Je vis avec ma partenaire pour l’instant, tandis que son autre partenaire vit dans un autre quartier de Londres. Avant le confinement, elles se voyaient environ toutes les deux semaines, mais maintenant, ce n'est plus possible. D'après ce qu'elle m'a dit, elles parviennent à discuter régulièrement via WhatsApp et par mail, mais le contact physique leur manque. À ma connaissance, elles n'ont pas fait de chat vidéo.

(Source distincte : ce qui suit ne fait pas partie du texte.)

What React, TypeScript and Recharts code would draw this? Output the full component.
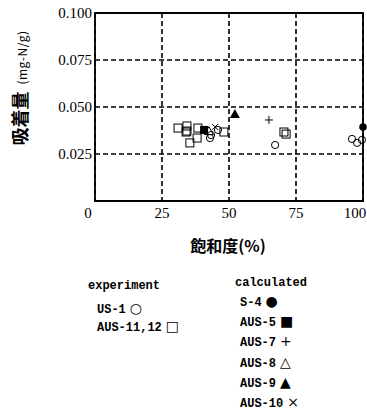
import {
  ScatterChart,
  CartesianGrid,
  XAxis,
  YAxis,
  Scatter,
  ReferenceArea,
  Label,
} from "recharts";

// experiment
const us1 = [
  { x: 42.9, y: 0.0335 },
  { x: 43.3, y: 0.0351 },
  { x: 45.9, y: 0.0378 },
  { x: 67.2, y: 0.0298 },
  { x: 95.9, y: 0.033 },
  { x: 97.8, y: 0.0309 },
  { x: 99.6, y: 0.0325 },
];
const aus1112 = [
  { x: 31.0, y: 0.0388 },
  { x: 34.3, y: 0.0399 },
  { x: 34.0, y: 0.0367 },
  { x: 34.3, y: 0.0372 },
  { x: 35.4, y: 0.0309 },
  { x: 38.1, y: 0.0335 },
  { x: 38.4, y: 0.0388 },
  { x: 48.1, y: 0.0367 },
  { x: 70.5, y: 0.0367 },
  { x: 71.3, y: 0.0356 },
];

// calculated
const s4 = [{ x: 100, y: 0.0394 }];
const aus5 = [{ x: 40.7, y: 0.0378 }];
const aus7 = [{ x: 64.9, y: 0.0431 }];
const aus8 = [{ x: 42.5, y: 0.0372 }];
const aus9 = [{ x: 52.2, y: 0.0463 }];
const aus10 = [{ x: 44.8, y: 0.0394 }];

const xTicks = [0, 25, 50, 75, 100];
const yTicks = [0.025, 0.05, 0.075, 0.1];

const expLegend = [
  ["US-1", "○"],
  ["AUS-11,12", "□"],
];
const calcLegend = [
  ["S-4", "●"],
  ["AUS-5", "■"],
  ["AUS-7", "+"],
  ["AUS-8", "△"],
  ["AUS-9", "▲"],
  ["AUS-10", "×"],
];

const openCircle = ({ cx, cy }) => (
  <circle cx={cx} cy={cy} r={3.6} fill="none" stroke="#000" strokeWidth={1} />
);
const fillCircle = ({ cx, cy }) => <circle cx={cx} cy={cy} r={3.8} fill="#000" />;
const openSquare = ({ cx, cy }) => (
  <rect x={cx - 4} y={cy - 4} width={8} height={8} fill="none" stroke="#000" strokeWidth={1} />
);
const fillSquare = ({ cx, cy }) => <rect x={cx - 4} y={cy - 4} width={8} height={8} fill="#000" />;
const plus = ({ cx, cy }) => (
  <path d={`M${cx - 4},${cy}H${cx + 4}M${cx},${cy - 4}V${cy + 4}`} stroke="#000" strokeWidth={1} />
);
const cross = ({ cx, cy }) => (
  <path
    d={`M${cx - 3},${cy - 3}L${cx + 3},${cy + 3}M${cx - 3},${cy + 3}L${cx + 3},${cy - 3}`}
    stroke="#000"
    strokeWidth={1}
  />
);
const openTri = ({ cx, cy }) => (
  <path d={`M${cx},${cy - 4.5}L${cx + 4.5},${cy + 3.5}L${cx - 4.5},${cy + 3.5}Z`} fill="none" stroke="#000" />
);
const fillTri = ({ cx, cy }) => (
  <path d={`M${cx},${cy - 5}L${cx + 5},${cy + 4}L${cx - 5},${cy + 4}Z`} fill="#000" />
);

const XTick = ({ x, y, payload }) => (
  <text
    x={payload.value === 0 ? x - 7 : payload.value === 100 ? x - 8 : x}
    y={y + 9}
    textAnchor="middle"
    fontFamily="Liberation Serif"
    fontSize={15}
    fill="#000"
  >
    {payload.value}
  </text>
);

const YLabel = () => (
  <text
    transform="translate(27,88) rotate(-90)"
    textAnchor="middle"
    fill="#000"
    fontFamily="Noto Sans CJK JP"
  >
    <tspan fontSize={18} fontWeight="bold">吸着量</tspan>
    <tspan fontSize={12} dx={7} letterSpacing={0.5}>(mg-N/g)</tspan>
  </text>
);

const legendText = {
  position: "absolute" as const,
  fontFamily: "Liberation Mono",
  fontWeight: "bold",
  fontSize: 12,
  lineHeight: "14px",
  color: "#000",
  whiteSpace: "pre" as const,
};

const glyph = { fontFamily: "DejaVu Sans", fontWeight: "normal", fontSize: 14, marginLeft: 4 };

export default function App() {
  return (
    <div style={{ position: "absolute", left: 0, top: 0, width: 367, height: 415, background: "#fff" }}>
      <ScatterChart width={367} height={415} margin={{ top: 13, right: 4, bottom: 184, left: 35 }}>
        <CartesianGrid stroke="#000" strokeWidth={1.6} strokeDasharray="5 3" />
        <XAxis
          type="number"
          dataKey="x"
          domain={[0, 100]}
          ticks={xTicks}
          height={30}
          axisLine={false}
          tickLine={false}
          tick={XTick}
          interval={0}
        >
          <Label
            value="飽和度(%)"
            position="insideBottom"
            offset={-21}
            fill="#000"
            fontSize={16}
            fontWeight="bold"
            fontFamily="Noto Sans CJK JP"
            dx={-1}
          />
        </XAxis>
        <YAxis
          type="number"
          dataKey="y"
          domain={[0, 0.1]}
          ticks={yTicks}
          width={60}
          axisLine={false}
          tickLine={false}
          tickSize={0}
          tickMargin={3}
          tickFormatter={(v) => v.toFixed(3)}
          tick={{ fill: "#000", fontSize: 15, fontFamily: "Liberation Serif" }}
          interval={0}
          label={<YLabel />}
        />
        <ReferenceArea x1={0} x2={100} y1={0} y2={0.1} fill="none" stroke="#000" strokeWidth={1.8} />
        <Scatter data={aus1112} shape={openSquare} isAnimationActive={false} />
        <Scatter data={us1} shape={openCircle} isAnimationActive={false} />
        <Scatter data={s4} shape={fillCircle} isAnimationActive={false} />
        <Scatter data={aus5} shape={fillSquare} isAnimationActive={false} />
        <Scatter data={aus7} shape={plus} isAnimationActive={false} />
        <Scatter data={aus8} shape={openTri} isAnimationActive={false} />
        <Scatter data={aus9} shape={fillTri} isAnimationActive={false} />
        <Scatter data={aus10} shape={cross} isAnimationActive={false} />
      </ScatterChart>
      <div style={{ ...legendText, left: 88, top: 279 }}>experiment</div>
      {expLegend.map(([t, g], i) => (
        <div key={t} style={{ ...legendText, left: 97, top: 301 + i * 18 }}>
          {t}
          <span style={glyph}>{g}</span>
        </div>
      ))}
      <div style={{ ...legendText, left: 235, top: 276 }}>calculated</div>
      {calcLegend.map(([t, g], i) => (
        <div key={t} style={{ ...legendText, left: 240, top: 294 + i * 20.2 }}>
          {t}
          <span style={glyph}>{g}</span>
        </div>
      ))}
    </div>
  );
}
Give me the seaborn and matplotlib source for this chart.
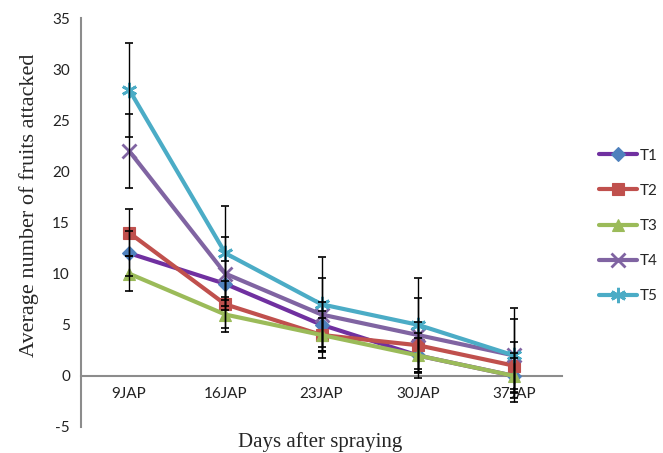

Je n’ai pas d’autre relation en ce moment, donc je me suis surtout concentrée sur ma petite amie. Je ne vais pas mentir, c'est vraiment bien d'avoir plus de temps avec elle. Dans le passé, je me suis parfois sentie mal à l'aise vis-à-vis de son autre partenaire (même si j’y travaille), donc cela me donne un peu de répit. Il est évident que les choses vont changer à l'avenir, mais pour l'instant, je me sens un peu sur un nuage.

CATEY, 19 ANS

Je suis confinée chez mes parents. J'ai quitté mon appartement à Brighton, où j'étudie, parce que tous mes colocataires sont partis. Ma petite amie est confinée chez elle, avec son copain, car ils vivent ensemble à plein temps de toute façon. Mais je n'ai pas pu la voir ces dernières semaines parce que je suis immunodéprimée et qu'elle a peur de me rendre malade.

Pendant les premières semaines, je n'étais pas trop déprimée. Mais ces derniers jours, je ressens un peu plus la solitude parce que nous nous envoyons moins de messages. Mais nous continuons nos conversations, davantage au téléphone ces derniers temps parce que c'est vraiment réconfortant d'entendre sa voix. Et nous avons un date virtuel demain sur l’appli Netflix Party.

Je m'entends très bien avec son copain. C'est comme un frère pour moi, donc ça ne me dérange pas qu'ils passent autant de temps ensemble. Il va dans la chambre de son colocataire pour nous laisser du temps ensemble, ce qui est gentil. Ce n'est donc pas si différent de faire cela en ligne. Si j'ai besoin de temps avec elle, je sais que je peux lui demander.